One company in the middle of the inventions and IP maelstrom
is Canon Inc., probably the best-run and most financially
successful major consumer electronics maker in Japan at
present. Firstly on the inventions front, Canon like many
other companies is having to adjust to the idea that it
needs to pay its engineers more than a small bonus for
creating world-changing technologies worth billions to
the company. The gap between management's perception of
how to reward talent (and not just hard work and loyalty)

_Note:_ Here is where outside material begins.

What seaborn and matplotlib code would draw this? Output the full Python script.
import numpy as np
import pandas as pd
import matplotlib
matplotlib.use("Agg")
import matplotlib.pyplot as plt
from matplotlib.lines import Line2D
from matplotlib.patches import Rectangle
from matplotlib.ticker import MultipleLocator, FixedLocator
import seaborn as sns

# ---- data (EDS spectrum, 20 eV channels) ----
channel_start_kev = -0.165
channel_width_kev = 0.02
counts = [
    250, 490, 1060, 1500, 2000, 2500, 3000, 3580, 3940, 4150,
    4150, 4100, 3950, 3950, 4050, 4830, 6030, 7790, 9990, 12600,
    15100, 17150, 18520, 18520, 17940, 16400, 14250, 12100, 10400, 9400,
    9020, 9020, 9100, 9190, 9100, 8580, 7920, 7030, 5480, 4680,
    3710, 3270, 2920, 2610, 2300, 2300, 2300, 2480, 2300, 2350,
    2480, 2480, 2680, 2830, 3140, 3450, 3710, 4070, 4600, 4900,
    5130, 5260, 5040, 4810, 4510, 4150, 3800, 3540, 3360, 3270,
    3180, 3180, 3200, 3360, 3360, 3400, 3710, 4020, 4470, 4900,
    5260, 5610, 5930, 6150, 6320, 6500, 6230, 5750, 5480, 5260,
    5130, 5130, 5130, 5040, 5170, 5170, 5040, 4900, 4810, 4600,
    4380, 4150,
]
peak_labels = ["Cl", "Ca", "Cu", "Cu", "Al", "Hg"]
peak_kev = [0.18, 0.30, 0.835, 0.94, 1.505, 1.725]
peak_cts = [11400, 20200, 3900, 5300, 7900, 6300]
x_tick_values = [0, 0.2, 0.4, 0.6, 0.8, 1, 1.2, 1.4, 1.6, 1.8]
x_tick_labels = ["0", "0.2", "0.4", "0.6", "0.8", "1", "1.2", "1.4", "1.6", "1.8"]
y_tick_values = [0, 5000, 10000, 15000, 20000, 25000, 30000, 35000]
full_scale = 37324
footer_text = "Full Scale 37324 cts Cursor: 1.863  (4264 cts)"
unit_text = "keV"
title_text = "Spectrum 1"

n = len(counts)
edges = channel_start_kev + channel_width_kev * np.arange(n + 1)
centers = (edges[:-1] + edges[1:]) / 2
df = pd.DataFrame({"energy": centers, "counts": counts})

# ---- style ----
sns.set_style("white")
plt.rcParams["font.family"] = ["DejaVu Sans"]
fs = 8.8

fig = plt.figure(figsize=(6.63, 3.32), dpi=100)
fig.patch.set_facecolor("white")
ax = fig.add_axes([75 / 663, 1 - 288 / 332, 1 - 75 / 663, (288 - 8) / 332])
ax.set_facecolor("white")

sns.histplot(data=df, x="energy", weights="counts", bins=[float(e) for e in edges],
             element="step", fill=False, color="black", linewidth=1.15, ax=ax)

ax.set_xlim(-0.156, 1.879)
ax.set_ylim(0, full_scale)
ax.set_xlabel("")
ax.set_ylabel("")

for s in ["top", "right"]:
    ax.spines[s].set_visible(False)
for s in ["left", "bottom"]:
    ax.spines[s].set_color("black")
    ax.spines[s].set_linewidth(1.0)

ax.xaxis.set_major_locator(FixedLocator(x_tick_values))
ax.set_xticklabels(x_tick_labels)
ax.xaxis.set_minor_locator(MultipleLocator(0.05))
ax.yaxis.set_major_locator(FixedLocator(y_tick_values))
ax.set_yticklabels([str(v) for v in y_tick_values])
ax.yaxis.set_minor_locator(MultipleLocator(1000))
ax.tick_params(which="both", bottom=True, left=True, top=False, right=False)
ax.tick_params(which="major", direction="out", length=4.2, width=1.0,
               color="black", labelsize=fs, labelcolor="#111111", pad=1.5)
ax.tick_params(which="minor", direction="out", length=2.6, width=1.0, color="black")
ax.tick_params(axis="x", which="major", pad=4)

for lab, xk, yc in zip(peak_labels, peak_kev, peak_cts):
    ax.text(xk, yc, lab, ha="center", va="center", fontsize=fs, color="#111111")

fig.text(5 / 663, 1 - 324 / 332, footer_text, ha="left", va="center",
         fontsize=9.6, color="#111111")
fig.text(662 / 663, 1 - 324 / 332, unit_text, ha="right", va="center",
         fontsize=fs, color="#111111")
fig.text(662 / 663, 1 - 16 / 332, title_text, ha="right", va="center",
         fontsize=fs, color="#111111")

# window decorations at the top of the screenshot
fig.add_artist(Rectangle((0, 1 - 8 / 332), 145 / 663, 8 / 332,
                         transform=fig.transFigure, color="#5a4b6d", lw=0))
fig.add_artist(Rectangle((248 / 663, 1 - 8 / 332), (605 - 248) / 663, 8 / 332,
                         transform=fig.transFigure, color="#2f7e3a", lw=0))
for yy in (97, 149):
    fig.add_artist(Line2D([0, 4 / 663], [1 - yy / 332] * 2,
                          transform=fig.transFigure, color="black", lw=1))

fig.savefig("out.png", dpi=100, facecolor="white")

and the changing stance of the Japanese courts is now being
brought into stark contrast through a series of inventor-
employer lawsuits.

The latest such episode was this week, when Canon was
ordered by the Tokyo District Court to pay JPY33.52m
(US$274,750) to former researcher Kazuo Minoura, for his
invention of a technology which stopped ghosting problems
in laser printer print-outs and thus ushered in the era of
high-quality office and consumer printing. The former
researcher, who was originally paid a paltry JPY850,000
(US$6,970) for his discovery demanded JPY1bn
(US$8.19m) in compensation, on the basis that Canon made
at least JPY1.146bn (US$9.39m) on licence income, as well
of course as having superior products which resulted in
billions more in sales. The courts assessed the researcher's
contribution as being 3% of the overall provable profit.

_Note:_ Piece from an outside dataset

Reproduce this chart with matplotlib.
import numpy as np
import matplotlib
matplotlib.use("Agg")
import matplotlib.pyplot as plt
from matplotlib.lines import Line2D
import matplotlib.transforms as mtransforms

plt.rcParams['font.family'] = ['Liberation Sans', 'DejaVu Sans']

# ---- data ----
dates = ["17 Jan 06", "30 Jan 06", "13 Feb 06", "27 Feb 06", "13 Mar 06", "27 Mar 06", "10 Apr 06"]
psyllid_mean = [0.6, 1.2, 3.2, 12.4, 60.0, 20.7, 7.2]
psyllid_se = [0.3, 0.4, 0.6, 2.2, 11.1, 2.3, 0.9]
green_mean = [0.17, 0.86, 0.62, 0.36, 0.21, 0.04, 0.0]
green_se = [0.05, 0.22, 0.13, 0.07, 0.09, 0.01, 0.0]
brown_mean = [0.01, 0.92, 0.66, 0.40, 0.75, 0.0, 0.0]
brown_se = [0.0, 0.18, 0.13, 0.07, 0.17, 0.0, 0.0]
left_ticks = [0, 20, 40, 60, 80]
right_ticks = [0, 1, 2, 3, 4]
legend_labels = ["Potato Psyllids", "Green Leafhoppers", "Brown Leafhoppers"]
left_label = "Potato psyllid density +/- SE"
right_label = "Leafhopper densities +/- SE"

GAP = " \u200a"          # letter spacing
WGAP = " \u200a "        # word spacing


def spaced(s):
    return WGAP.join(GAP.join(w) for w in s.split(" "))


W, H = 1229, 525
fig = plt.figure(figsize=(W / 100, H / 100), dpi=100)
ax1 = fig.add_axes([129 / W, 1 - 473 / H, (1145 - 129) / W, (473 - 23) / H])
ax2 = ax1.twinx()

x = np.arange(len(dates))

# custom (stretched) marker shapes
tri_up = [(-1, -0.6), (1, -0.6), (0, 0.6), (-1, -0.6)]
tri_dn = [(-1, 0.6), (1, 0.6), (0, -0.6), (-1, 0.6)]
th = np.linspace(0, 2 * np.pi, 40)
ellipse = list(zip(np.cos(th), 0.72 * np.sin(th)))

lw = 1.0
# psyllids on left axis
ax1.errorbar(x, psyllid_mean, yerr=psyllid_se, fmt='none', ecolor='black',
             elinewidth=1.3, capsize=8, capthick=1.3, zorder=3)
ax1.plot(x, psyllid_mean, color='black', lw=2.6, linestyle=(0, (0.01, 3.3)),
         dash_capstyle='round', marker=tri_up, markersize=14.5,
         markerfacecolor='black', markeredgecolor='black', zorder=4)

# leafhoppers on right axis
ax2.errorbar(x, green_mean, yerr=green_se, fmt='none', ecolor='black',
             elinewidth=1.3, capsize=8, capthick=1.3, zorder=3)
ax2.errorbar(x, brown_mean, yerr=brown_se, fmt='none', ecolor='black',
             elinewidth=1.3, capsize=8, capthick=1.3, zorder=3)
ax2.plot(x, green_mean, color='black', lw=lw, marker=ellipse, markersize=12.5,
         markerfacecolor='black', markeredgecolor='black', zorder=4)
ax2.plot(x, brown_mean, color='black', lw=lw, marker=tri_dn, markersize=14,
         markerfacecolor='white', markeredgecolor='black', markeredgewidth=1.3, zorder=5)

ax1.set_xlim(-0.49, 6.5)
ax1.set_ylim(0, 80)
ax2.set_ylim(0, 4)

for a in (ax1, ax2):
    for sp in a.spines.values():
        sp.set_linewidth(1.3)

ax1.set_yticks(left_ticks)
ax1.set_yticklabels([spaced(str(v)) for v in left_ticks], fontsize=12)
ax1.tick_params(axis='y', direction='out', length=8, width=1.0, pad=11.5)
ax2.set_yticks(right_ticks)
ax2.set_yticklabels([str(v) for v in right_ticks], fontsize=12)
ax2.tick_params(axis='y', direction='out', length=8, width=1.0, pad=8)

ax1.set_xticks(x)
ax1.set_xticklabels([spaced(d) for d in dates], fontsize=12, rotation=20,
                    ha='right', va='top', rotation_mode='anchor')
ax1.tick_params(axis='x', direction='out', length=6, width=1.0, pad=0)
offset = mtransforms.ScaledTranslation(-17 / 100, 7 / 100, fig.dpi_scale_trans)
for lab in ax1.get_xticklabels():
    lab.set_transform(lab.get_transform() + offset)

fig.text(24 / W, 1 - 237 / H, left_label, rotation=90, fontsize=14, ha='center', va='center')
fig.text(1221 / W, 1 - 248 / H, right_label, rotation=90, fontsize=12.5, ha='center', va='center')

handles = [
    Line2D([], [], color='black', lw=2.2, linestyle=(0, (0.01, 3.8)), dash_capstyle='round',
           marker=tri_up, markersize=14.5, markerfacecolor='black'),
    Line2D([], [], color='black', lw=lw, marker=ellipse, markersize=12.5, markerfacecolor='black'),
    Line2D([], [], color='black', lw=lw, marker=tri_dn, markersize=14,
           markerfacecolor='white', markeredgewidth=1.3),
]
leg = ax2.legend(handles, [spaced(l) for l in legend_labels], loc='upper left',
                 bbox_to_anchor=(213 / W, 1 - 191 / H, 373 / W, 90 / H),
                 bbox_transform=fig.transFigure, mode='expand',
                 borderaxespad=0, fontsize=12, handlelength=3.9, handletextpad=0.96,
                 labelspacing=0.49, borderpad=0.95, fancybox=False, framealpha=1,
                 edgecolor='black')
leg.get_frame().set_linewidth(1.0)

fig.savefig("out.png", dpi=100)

Probably the Canon researcher was hoping that he would get
more of a windfall, as a collegue did in October last year.
Seiji Yonezawa, a former Hitachi employee, took Hitachi to
court for fair compensation over his invention of 3 key
optical disk processes that have allowed Hitachi to earn
licence revenues around the world. In Yonezawa's case, the
courts awarded him JPY163m ($1.37m) -- but not before Hitachi
took the case to the Supreme Court on two appeals!

Yonezawa's award was Japan's second highest, after a JPY600m
(US$4.9m) payout made in January 2005 to Shuji Nakamura, the
inventor of the blue LED, by his former employer Nichia.
We covered this case in detail (prior to the final ruling)
in the November 2002 issue of the Japan Inc. magazine.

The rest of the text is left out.